El martes de esta semana, elementos de la fuerza pública fueron fotografiados cuando apuntaban (es que además eso: apuntaban) sus lanzagranadas a la altura de la cabeza. Por la noche, en el Puyo, la tragedia. La Policía emitió un comunicado en el que negaba su responsabilidad en la muerte del comunero Guido Guatatoca y atribuía el hecho a la “manipulación de un artefacto explosivo”. Lo cierto es que los videos muestran el cuerpo tendido en el suelo con una columna de gas emergiendo de la cabeza abierta. Y las manos intactas, no parece que manipulara demasiado. Cierto, aún no se ha investigado. Pero habla pésimo de la Policía el simple hecho de que la versión más verosímil sea la de la bomba disparada al rostro.

Si las armas de persuasión se usan con efectos letales, dejan de ser armas de persuasión. Los policías que han disparado de esta manera, que son legión, deben demostrar que lo han hecho porque la vida de terceros estaba en riesgo (eso es lo que dicen los protocolos del uso progresivo de la fuerza). Si no pueden demostrarlo, tienen que ir presos. Porque es un crimen.

Y desde el punto de vista político es algo más: es un profunda estupidez. De la protesta social se dice que es un derecho indiscutible que pierde su legitimidad cuando se ejerce con violencia, como ha ocurrido precisamente en este levantamiento. Con el uso de la fuerza pública pasa lo mismo.
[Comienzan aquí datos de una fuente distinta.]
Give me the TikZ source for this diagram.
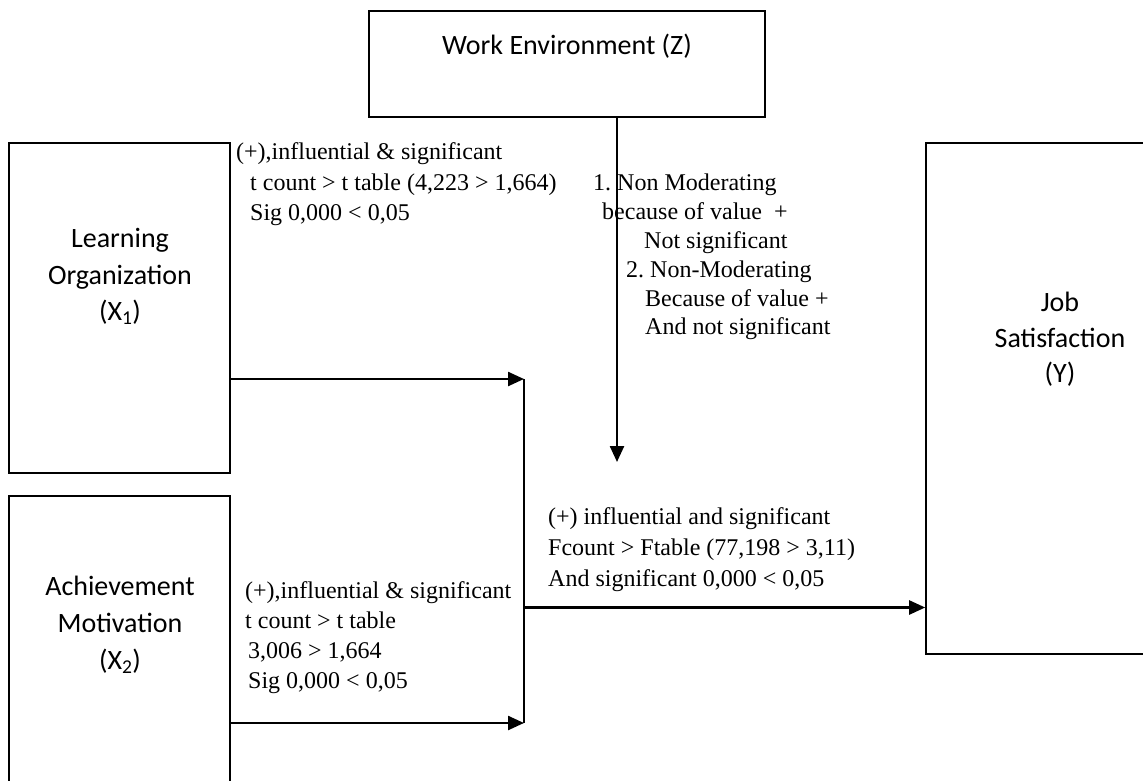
\documentclass[tikz,border=0pt]{standalone}
\usepackage{fontspec}
\setmainfont{Liberation Serif}
\newfontfamily\calib{Carlito}
\usetikzlibrary{arrows.meta}
\frenchspacing
\begin{document}
\begin{tikzpicture}[x=1pt,y=-1pt,
  box/.style={draw, line width=1.6pt, inner sep=0pt, rectangle},
  lab/.style={font=\calib\fontsize{28}{34}\selectfont, anchor=base, inner sep=0pt},
  note/.style={font=\fontsize{24}{30}\selectfont, anchor=base west, inner sep=0pt},
  conn/.style={line width=2.4pt, -{Triangle[length=16pt,width=14pt]}},
  link/.style={line width=1.6pt}]
\useasboundingbox (0,0) rectangle (1143,780);
\clip (0,0) rectangle (1143,780);
\fill[white] (0,0) rectangle (1143,780);

% boxes
\node[box, minimum width=396pt, minimum height=106pt] (z) at (567,64) {};
\node[box, minimum width=221pt, minimum height=330pt] (x1) at (119.5,308) {};
\node[box, minimum width=221pt, minimum height=324pt] (x2) at (119.5,658) {};
\node[box, minimum width=244pt, minimum height=511pt] (y) at (1048,398.5) {};

% box labels
\node[lab] (zl) at (567,54) {Work Environment (Z)};
\node[lab] (x1a) at (120,247) {Learning};
\node[lab] (x1b) at (120,284) {Organization};
\node[lab] (x1c) at (120,320) {(X\textsubscript{1})};
\node[lab] (x2a) at (120,595) {Achievement};
\node[lab] (x2b) at (120,632) {Motivation};
\node[lab] (x2c) at (120,669) {(X\textsubscript{2})};
\node[lab] (ya) at (1060,311) {Job};
\node[lab] (yb) at (1060,347) {Satisfaction};
\node[lab] (yc) at (1060,382) {(Y)};

% junction points
\coordinate (j1) at (524,379);
\coordinate (j2) at (524,723);
\coordinate (jm) at (524,607.5);
\coordinate (zt) at (617,462);

% connectors
\draw[conn] (x1.east |- j1) -- (j1);
\draw[conn] (x2.east |- j2) -- (j2);
\draw[link] (j1) -- (j2);
\draw[conn] (jm) -- (y.west |- jm);
\draw[conn] (z.south -| zt) -- (zt);

% notes X1 -> junction
\node[note] (a1) at (236,159) {(+),influential \& significant};
\node[note] (a2) at (250,190) {t count > t table (4,223 > 1,664)};
\node[note] (a3) at (250,220) {Sig 0,000 < 0,05};

% notes moderation
\node[note] (b1) at (593,190) {1. Non Moderating};
\node[note] (b2) at (602,219) {because of value ~+};
\node[note] (b3) at (644,248) {Not significant};
\node[note] (b4) at (626,277) {2. Non-Moderating};
\node[note] (b5) at (645,306) {Because of value +};
\node[note] (b6) at (645,334) {And not significant};

% notes F test
\node[note] (c1) at (548,524) {(+) influential and significant};
\node[note] (c2) at (548,555) {Fcount > Ftable (77,198 > 3,11)};
\node[note] (c3) at (548,586) {And significant 0,000 < 0,05};

% notes X2 -> junction
\node[note] (d1) at (245,598) {(+),influential \& significant};
\node[note] (d2) at (245,628) {t count > t table};
\node[note] (d3) at (248,658) {3,006 > 1,664};
\node[note] (d4) at (248,688) {Sig 0,000 < 0,05};
\end{tikzpicture}
\end{document}
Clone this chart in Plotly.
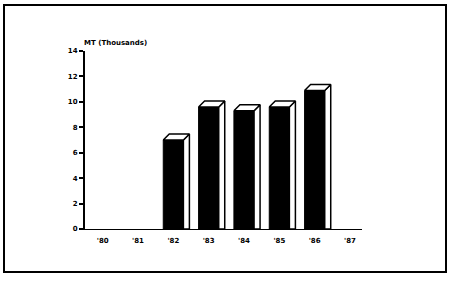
import plotly.graph_objects as go

years = ["'80", "'81", "'82", "'83", "'84", "'85", "'86", "'87"]
values = [0, 0, 7.0, 9.6, 9.3, 9.6, 10.9, 0]
y_ticks = [0, 2, 4, 6, 8, 10, 12, 14]
y_title = "MT (Thousands)"

W, H = 450, 282
L, R, T, B = 85, 88, 51, 53
bar_w = 0.57
dx = 0.17   # depth offset in category units
dy = 0.47   # depth offset in value units

fig = go.Figure()

xs = list(range(len(years)))
bx = [x for x, v in zip(xs, values) if v > 0]
bv = [v for v in values if v > 0]

# 3D side and top faces
for x, v in zip(bx, bv):
    xl, xr = x - bar_w / 2, x + bar_w / 2
    fig.add_trace(go.Scatter(
        x=[xr, xr + dx, xr + dx, xr, xr],
        y=[0, 0, v + dy, v, 0],
        mode="lines", fill="toself", fillcolor="white",
        line=dict(color="black", width=1.5), hoverinfo="skip", showlegend=False))
    fig.add_trace(go.Scatter(
        x=[xl, xl + dx, xr + dx, xr, xl],
        y=[v, v + dy, v + dy, v, v],
        mode="lines", fill="toself", fillcolor="white",
        line=dict(color="black", width=1.5), hoverinfo="skip", showlegend=False))

fig.add_trace(go.Bar(
    x=bx, y=bv, width=bar_w,
    marker=dict(color="black", line=dict(color="black", width=1)),
    showlegend=False))

tick_font = dict(family="DejaVu Sans", size=7, color="black", weight="bold")

fig.update_layout(
    width=W, height=H,
    margin=dict(l=L, r=R, t=T, b=B),
    paper_bgcolor="white", plot_bgcolor="white",
    showlegend=False,
    xaxis=dict(
        range=[-0.5, 7.34], tickmode="array", tickvals=xs, ticktext=years,
        showgrid=False, zeroline=False, showline=True, linecolor="black",
        linewidth=1.2, ticks="", tickfont=tick_font, ticklabelstandoff=4),
    yaxis=dict(
        range=[0, 14], tickmode="array", tickvals=y_ticks,
        showgrid=False, zeroline=False, showline=True, linecolor="black",
        linewidth=2, ticks="outside", ticklen=4, tickwidth=1.5,
        tickcolor="black", tickfont=tick_font),
    annotations=[dict(
        text=y_title, xref="paper", yref="paper", x=0, y=1,
        xanchor="left", yanchor="bottom", showarrow=False, yshift=2, xshift=-3,
        font=dict(family="DejaVu Sans", size=7, color="black", weight="bold"))],
    shapes=[dict(
        type="rect", xref="paper", yref="paper",
        x0=(4 - L) / (W - L - R), x1=(446 - L) / (W - L - R),
        y0=((H - B) - 272) / (H - T - B), y1=((H - B) - 5) / (H - T - B),
        line=dict(color="black", width=2), fillcolor="rgba(0,0,0,0)")],
)

fig.write_html("out.html")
Hay una manipulación cínica de la información, a cargo de la izquierda antisistema, que pretende negar al Estado el derecho a defenderse de los violentos, que pone el grito en el cielo cada vez que se dispara un gas lacrimógeno, que aúlla “represión-represión” cuando un vándalo que se resiste al arresto es tratado con dureza. No tienen razón: si el Estado detenta el monopolio de la violencia legítima es para usarlo y en estas jornadas de protesta ha habido motivo suficiente para hacerlo. Pero disparar al rostro es la mejor manera de deslegitimarlo, de proveer de argumentos a los violentos y de crearse un problema político insoluble.

Hemos visto las imágenes de un grupo de militares bien equipados emprender la retirada y ceder el control de la Gobernación de Pastaza a los manifestantes que los muelen a palos: ridículo. Mientras tanto, policías provistos de armas no letales, las disparan indiscriminadamente a una multitud apuntando a la altura de la cabeza. ¿Hay alguna lógica en esta manera de concebir el uso legítimo de la fuerza? De esto, las autoridades del gobierno no han dicho una palabra. Es hora de que Patricio Carrillo, que por lo demás ha desplegado una labor extraordinaria y firme, detenga este despropósito.